Problem: Leave out every picture, then transcribe the rest of the listing exactly.

Collected data:
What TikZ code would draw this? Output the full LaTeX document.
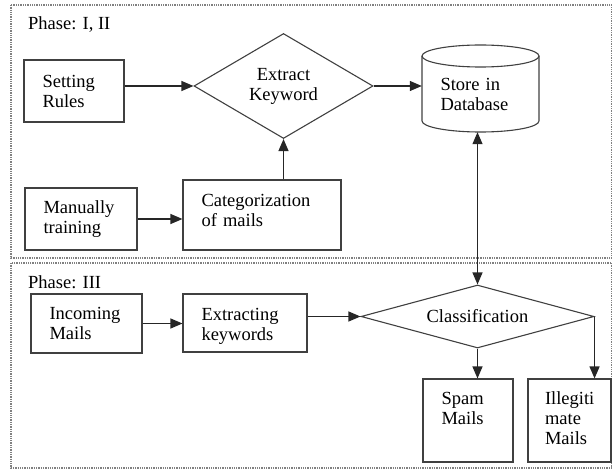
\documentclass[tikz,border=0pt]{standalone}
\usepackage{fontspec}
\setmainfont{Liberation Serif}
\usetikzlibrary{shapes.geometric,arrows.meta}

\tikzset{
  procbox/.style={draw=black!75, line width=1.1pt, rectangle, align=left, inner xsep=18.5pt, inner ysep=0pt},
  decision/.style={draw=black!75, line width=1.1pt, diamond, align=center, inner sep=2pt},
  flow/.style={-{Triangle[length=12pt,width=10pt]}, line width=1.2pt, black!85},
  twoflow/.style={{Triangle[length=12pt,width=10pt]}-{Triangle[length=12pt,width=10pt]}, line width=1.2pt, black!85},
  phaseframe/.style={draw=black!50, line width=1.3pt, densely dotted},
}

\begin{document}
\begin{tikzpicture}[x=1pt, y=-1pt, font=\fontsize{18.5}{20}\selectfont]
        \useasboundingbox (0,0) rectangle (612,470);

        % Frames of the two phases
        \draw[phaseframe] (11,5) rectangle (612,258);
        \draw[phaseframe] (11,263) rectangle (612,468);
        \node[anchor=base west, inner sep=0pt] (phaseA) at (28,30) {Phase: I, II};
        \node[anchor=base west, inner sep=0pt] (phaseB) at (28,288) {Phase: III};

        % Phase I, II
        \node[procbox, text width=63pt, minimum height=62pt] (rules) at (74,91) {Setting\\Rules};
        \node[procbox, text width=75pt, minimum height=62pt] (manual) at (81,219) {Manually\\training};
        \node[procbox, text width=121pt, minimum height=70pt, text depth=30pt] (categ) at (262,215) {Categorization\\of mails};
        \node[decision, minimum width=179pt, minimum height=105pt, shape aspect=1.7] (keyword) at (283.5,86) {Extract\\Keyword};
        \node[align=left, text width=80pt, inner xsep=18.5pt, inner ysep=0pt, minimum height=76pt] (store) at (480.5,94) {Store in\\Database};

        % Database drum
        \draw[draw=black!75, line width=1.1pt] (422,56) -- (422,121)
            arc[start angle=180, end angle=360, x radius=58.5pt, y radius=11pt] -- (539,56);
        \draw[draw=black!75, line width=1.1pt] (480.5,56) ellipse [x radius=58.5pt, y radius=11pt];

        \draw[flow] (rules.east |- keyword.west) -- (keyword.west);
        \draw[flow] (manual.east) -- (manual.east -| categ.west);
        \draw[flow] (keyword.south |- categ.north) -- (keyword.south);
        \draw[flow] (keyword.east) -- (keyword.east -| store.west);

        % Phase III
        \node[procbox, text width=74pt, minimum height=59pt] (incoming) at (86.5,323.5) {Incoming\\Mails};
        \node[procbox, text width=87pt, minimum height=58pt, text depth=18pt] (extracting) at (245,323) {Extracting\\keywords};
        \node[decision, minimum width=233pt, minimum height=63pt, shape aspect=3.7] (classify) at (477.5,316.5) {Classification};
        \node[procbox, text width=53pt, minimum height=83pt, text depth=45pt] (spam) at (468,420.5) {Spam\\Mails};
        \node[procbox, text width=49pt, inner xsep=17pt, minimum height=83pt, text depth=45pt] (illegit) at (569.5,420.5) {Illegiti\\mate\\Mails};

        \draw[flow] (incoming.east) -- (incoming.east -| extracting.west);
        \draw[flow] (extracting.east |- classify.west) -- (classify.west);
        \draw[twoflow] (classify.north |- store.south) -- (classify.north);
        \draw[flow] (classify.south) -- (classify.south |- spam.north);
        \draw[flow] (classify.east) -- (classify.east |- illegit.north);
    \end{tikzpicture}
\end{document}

Response to this task:
What TikZ code would draw this? Output the full LaTeX document.
\documentclass[tikz,border=0pt]{standalone}
\usepackage{fontspec}
\setmainfont{Liberation Serif}
\usetikzlibrary{shapes.geometric,arrows.meta}

\tikzset{
  procbox/.style={draw=black!75, line width=1.1pt, rectangle, align=left, inner xsep=18.5pt, inner ysep=0pt},
  decision/.style={draw=black!75, line width=1.1pt, diamond, align=center, inner sep=2pt},
  flow/.style={-{Triangle[length=12pt,width=10pt]}, line width=1.2pt, black!85},
  twoflow/.style={{Triangle[length=12pt,width=10pt]}-{Triangle[length=12pt,width=10pt]}, line width=1.2pt, black!85},
  phaseframe/.style={draw=black!50, line width=1.3pt, densely dotted},
}

\begin{document}
\begin{tikzpicture}[x=1pt, y=-1pt, font=\fontsize{18.5}{20}\selectfont]
        \useasboundingbox (0,0) rectangle (612,470);

        % Frames of the two phases
        \draw[phaseframe] (11,5) rectangle (612,258);
        \draw[phaseframe] (11,263) rectangle (612,468);
        \node[anchor=base west, inner sep=0pt] (phaseA) at (28,30) {Phase: I, II};
        \node[anchor=base west, inner sep=0pt] (phaseB) at (28,288) {Phase: III};

        % Phase I, II
        \node[procbox, text width=63pt, minimum height=62pt] (rules) at (74,91) {Setting\\Rules};
        \node[procbox, text width=75pt, minimum height=62pt] (manual) at (81,219) {Manually\\training};
        \node[procbox, text width=121pt, minimum height=70pt, text depth=30pt] (categ) at (262,215) {Categorization\\of mails};
        \node[decision, minimum width=179pt, minimum height=105pt, shape aspect=1.7] (keyword) at (283.5,86) {Extract\\Keyword};
        \node[align=left, text width=80pt, inner xsep=18.5pt, inner ysep=0pt, minimum height=76pt] (store) at (480.5,94) {Store in\\Database};

        % Database drum
        \draw[draw=black!75, line width=1.1pt] (422,56) -- (422,121)
            arc[start angle=180, end angle=360, x radius=58.5pt, y radius=11pt] -- (539,56);
        \draw[draw=black!75, line width=1.1pt] (480.5,56) ellipse [x radius=58.5pt, y radius=11pt];

        \draw[flow] (rules.east |- keyword.west) -- (keyword.west);
        \draw[flow] (manual.east) -- (manual.east -| categ.west);
        \draw[flow] (keyword.south |- categ.north) -- (keyword.south);
        \draw[flow] (keyword.east) -- (keyword.east -| store.west);

        % Phase III
        \node[procbox, text width=74pt, minimum height=59pt] (incoming) at (86.5,323.5) {Incoming\\Mails};
        \node[procbox, text width=87pt, minimum height=58pt, text depth=18pt] (extracting) at (245,323) {Extracting\\keywords};
        \node[decision, minimum width=233pt, minimum height=63pt, shape aspect=3.7] (classify) at (477.5,316.5) {Classification};
        \node[procbox, text width=53pt, minimum height=83pt, text depth=45pt] (spam) at (468,420.5) {Spam\\Mails};
        \node[procbox, text width=49pt, inner xsep=17pt, minimum height=83pt, text depth=45pt] (illegit) at (569.5,420.5) {Illegiti\\mate\\Mails};

        \draw[flow] (incoming.east) -- (incoming.east -| extracting.west);
        \draw[flow] (extracting.east |- classify.west) -- (classify.west);
        \draw[twoflow] (classify.north |- store.south) -- (classify.north);
        \draw[flow] (classify.south) -- (classify.south |- spam.north);
        \draw[flow] (classify.east) -- (classify.east |- illegit.north);
    \end{tikzpicture}
\end{document}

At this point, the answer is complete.